The Mast-Head: A Biotoxin’s Warning
Shellfish fans in the Town of East Hampton got a reminder this week of just how lucky we are — for now. The State Department of Environmental Conservation ordered a huge swath of Shinnecock Bay closed on Tuesday until further notice after the detection of a powerful biotoxin there.
According to a press release, the D.E.C. found saxitoxin in mollusk samples from Weesuck and Penniman Creek in Southampton at levels that could lead to paralytic shellfish poisoning. The ban covers 3,900 acres. Some 90 acres in Mattituck Creek were closed after the biotoxin was detected on April 3.
Saxitoxin is dangerous, and can cause death in untreated and extreme cases. It gets into filter-feeding shellfish during some algae blooms. And when certain predatory fish, crabs, and snails feed on contaminated clams, mussels, or oysters, they accumulate it, too, and it can climb the marine food chain. In 1985, 14 humpback whales that died during a five-week period off Cape Cod were found to have symptoms associated with saxitoxin.
Algae blooms of the sort that carry saxitoxin and other harmful single-cell organisms may or may not always be linked to excess nutrients in road and septic waste runoff into surface waters. It appears to researchers that weather changes that lead to temperature and/or salinity spikes could play a role.
Shinnecock Bay is no great distance from East Hampton’s surface waters. While residential and commercial development there exceeds that development here, conditions are similar in some places, so we cannot assume we are not also in danger of harmful blooms. Saxitoxin can be detected only in a lab, and the D.E.C., which has suffered deep budget cuts, is really the only line of defense.

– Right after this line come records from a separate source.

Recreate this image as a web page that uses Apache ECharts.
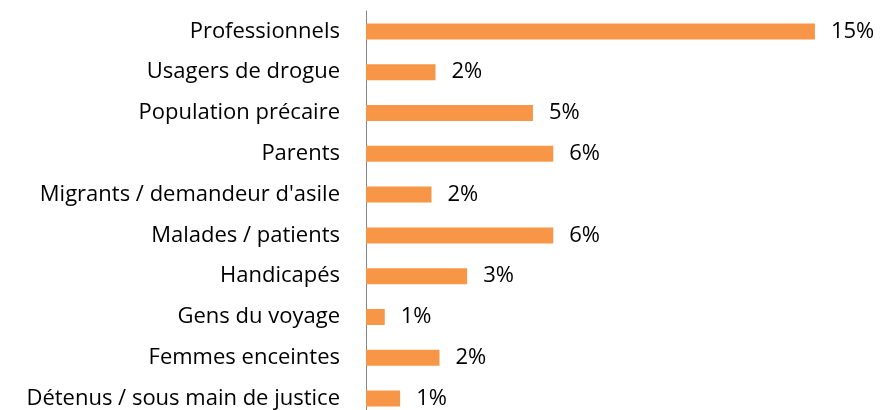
<!DOCTYPE html>
<html>
<head>
<meta charset="utf-8">
<script src="https://cdn.jsdelivr.net/npm/echarts@6/dist/echarts.min.js"></script>
<style>
  html, body { margin: 0; padding: 0; background: #fff; }
  #chart { width: 880px; height: 410px; }
</style>
</head>
<body>
<div id="chart"></div>
<script>
// catégories, de haut en bas
var categories = ['Professionnels', 'Usagers de drogue', 'Population précaire', 'Parents',
  'Migrants / demandeur d\'asile', 'Malades / patients', 'Handicapés', 'Gens du voyage',
  'Femmes enceintes', 'Détenus / sous main de justice'];
// valeurs en %
var values = [14.6, 2.26, 5.43, 6.09, 2.13, 6.09, 3.29, 0.61, 2.39, 1.11];

var myChart = echarts.init(document.getElementById('chart'));
var font = '"Open Sans", sans-serif';
var option = {
  animation: false,
  grid: { left: 366, right: 22, top: 11, height: 408, containLabel: false, outerBoundsMode: 'none' },
  xAxis: {
    type: 'value', min: 0, max: 16,
    show: false
  },
  yAxis: {
    type: 'category',
    data: categories,
    inverse: true,
    axisLine: { show: true, lineStyle: { color: '#868686', width: 1 } },
    axisTick: { show: false },
    axisLabel: { color: '#000', fontSize: 22, fontFamily: font, margin: 26 }
  },
  series: [{
    type: 'bar',
    data: values,
    barWidth: 16,
    itemStyle: { color: '#F79646' },
    label: {
      show: true, position: 'right', distance: 16,
      color: '#000', fontSize: 22, fontFamily: font,
      formatter: function (p) { return Math.round(p.value) + '%'; }
    }
  }]
};
option && myChart.setOption(option);
</script>
</body>
</html>
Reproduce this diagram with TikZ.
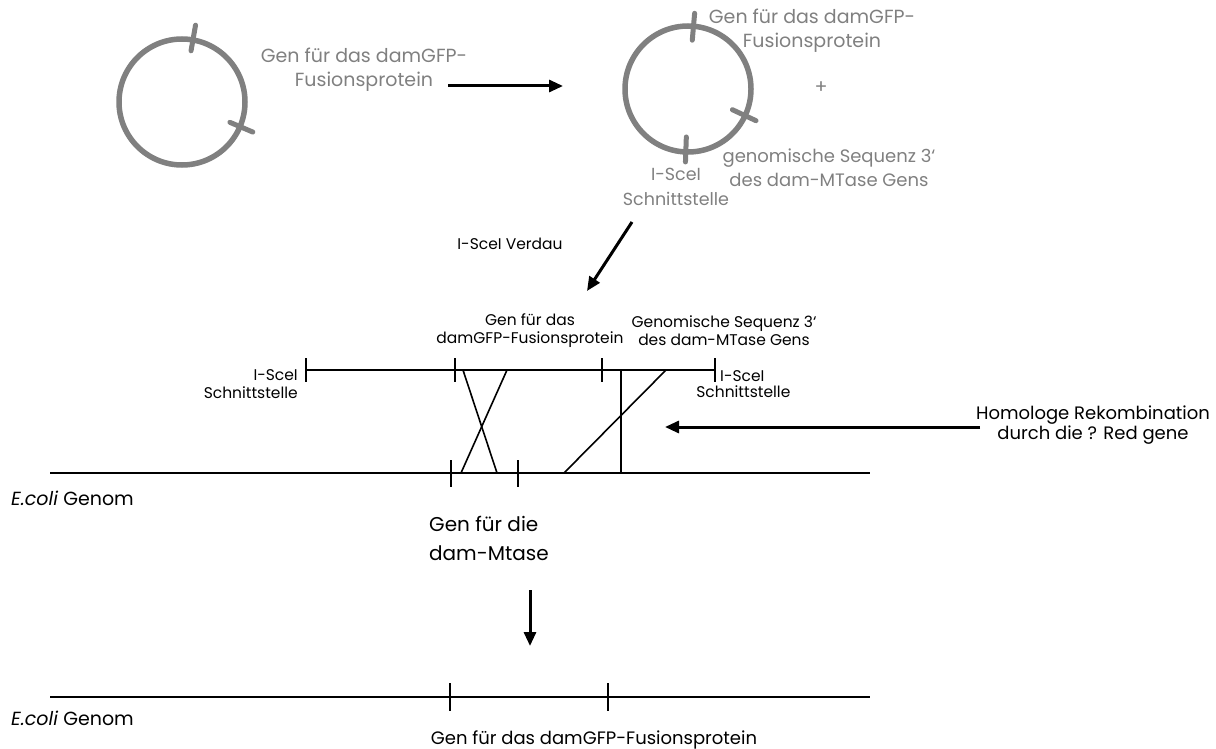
\documentclass[tikz,border=0pt]{standalone}
\usepackage{fontspec}
\setmainfont{Poppins}
\usetikzlibrary{arrows.meta,positioning,calc}
\definecolor{plasmidgray}{RGB}{128,128,128}
\tikzset{
    plasmid/.style={circle, draw=plasmidgray, line width=5.5pt, minimum size=126pt, inner sep=0pt},
    plasmidtick/.style={draw=plasmidgray, line width=5pt, line cap=round},
    graylabel/.style={text=plasmidgray, align=center, inner sep=0pt, font=\fontsize{19}{24}\selectfont},
    smalllabel/.style={align=center, inner sep=0pt, font=\fontsize{15.5}{18}\selectfont},
    biglabel/.style={align=center, inner sep=0pt, font=\fontsize{18}{20}\selectfont},
    bigarrow/.style={line width=3pt, -{Triangle[length=14pt,width=12pt]}},
    genome/.style={line width=2.6pt},
    fragment/.style={line width=1.6pt},
    site/.style={line width=1.6pt}
}

\begin{document}
\begin{tikzpicture}[x=1pt,y=-1pt]
    \useasboundingbox (0,0) rectangle (1216,749);

    % Plasmid without target sequence
    \node[plasmid] (plasA) at (182,102) {};
    \draw[plasmidtick] ($(plasA)+(80:52pt)$) -- ($(plasA)+(80:78pt)$);
    \draw[plasmidtick] ($(plasA)+(-23:52pt)$) -- ($(plasA)+(-23:77pt)$);
    \node[graylabel] (genA) at (364,70) {Gen f\"ur das damGFP-\\Fusionsprotein};

    % Cloning step
    \coordinate (cloneS) at (448,86);
    \coordinate (cloneE) at (563,86);
    \draw[bigarrow] (cloneS) -- (cloneE);

    % Plasmid with both sequences
    \node[plasmid] (plasB) at (688,89) {};
    \draw[plasmidtick] ($(plasB)+(85:49pt)$) -- ($(plasB)+(85:76pt)$);
    \draw[plasmidtick] ($(plasB)+(-92:48pt)$) -- ($(plasB)+(-92:73pt)$);
    \draw[plasmidtick] ($(plasB)+(-25:49pt)$) -- ($(plasB)+(-25:75pt)$);
    \node[graylabel] (genB) at (812,31) {Gen f\"ur das damGFP-\\Fusionsprotein};
    \node[graylabel] (plus) at (821,88) {+};
    \node[graylabel, font=\fontsize{18}{24}\selectfont] (seqB) at (829,168) {genomische Sequenz 3\symbol{"60}\\des dam-MTase Gens};
    \node[graylabel, font=\fontsize{17.5}{25}\selectfont] (siteB) at (676,187) {I-SceI\\Schnittstelle};

    % Digest
    \coordinate (digS) at (632,222);
    \coordinate (digE) at (587,291);
    \draw[bigarrow] (digS) -- (digE);
    \node[smalllabel] (digest) at (510,244) {I-SceI Verdau};

    % Linear fragment
    \coordinate (fragL) at (306,370);
    \coordinate (fragR) at (715,370);
    \draw[fragment] (fragL) -- (fragR);
    \foreach \x in {306,455,602,715} {
        \draw[site] (\x,358) -- (\x,382);
    }
    \node[smalllabel] (fragGen) at (530,331) {Gen f\"ur das\\damGFP-Fusionsprotein};
    \node[smalllabel] (fragSeq) at (724,331) {Genomische Sequenz 3\symbol{"60}\\des dam-MTase Gens};
    \node[smalllabel, anchor=north east, align=right] (siteL) at (298,369) {I-SceI\\Schnittstelle};
    \node[smalllabel, anchor=west] (siteR) at (720,376) {I-SceI};
    \node[smalllabel, below=4pt of siteR.south, xshift=1pt] (siteRb) {Schnittstelle};

    % Genome before recombination
    \coordinate (genomeL) at (50,473);
    \coordinate (genomeR) at (870,473);
    \draw[genome] (genomeL) -- (genomeR);
    \foreach \x in {451,518} {
        \draw[site] (\x,460) -- (\x,487);
    }
    \node[biglabel, anchor=west, font=\fontsize{19}{20}\selectfont] (ecoliA) at (11,498) {\textit{E.coli} Genom};
    \node[biglabel, anchor=north west, font=\fontsize{20}{29}\selectfont, align=left] (damA) at (429,516) {Gen f\"ur die\\dam-Mtase};

    % Crossover lines
    \draw[fragment] (463,370) -- (497,473);
    \draw[fragment] (507,370) -- (461,473);
    \draw[fragment] (621,370) -- (621,473);
    \draw[fragment] (666,370) -- (564,473);

    % Homologous recombination
    \node[biglabel] (recomb) at (1093,425) {Homologe Rekombination\\durch die ? Red gene};
    \coordinate (recS) at (980,427);
    \coordinate (recE) at (665,427);
    \draw[bigarrow] (recS) -- (recE);

    % Result
    \coordinate (resS) at (530,590);
    \coordinate (resE) at (530,646);
    \draw[bigarrow] (resS) -- (resE);

    % Genome after recombination
    \coordinate (genomeBL) at (50,697);
    \coordinate (genomeBR) at (870,697);
    \draw[genome] (genomeBL) -- (genomeBR);
    \foreach \x in {450,608} {
        \draw[site] (\x,683) -- (\x,711);
    }
    \node[biglabel, anchor=west, font=\fontsize{19}{20}\selectfont] (ecoliB) at (11,718) {\textit{E.coli} Genom};
    \node[biglabel, anchor=south] (damB) at (594,749) {Gen f\"ur das damGFP-Fusionsprotein};
\end{tikzpicture}
\end{document}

Semi-stagnation, for example, othe sort that could occur if Napeague Harbor’s east inlet remains closed this spring, could be a risk as well. Lake Montauk, which is under tremendous environmental stress and has low rates of tidal exchange at its southern reaches, might be another place the toxin could emerge, particularly as the climate warms. This is something that regulators need to take very seriously.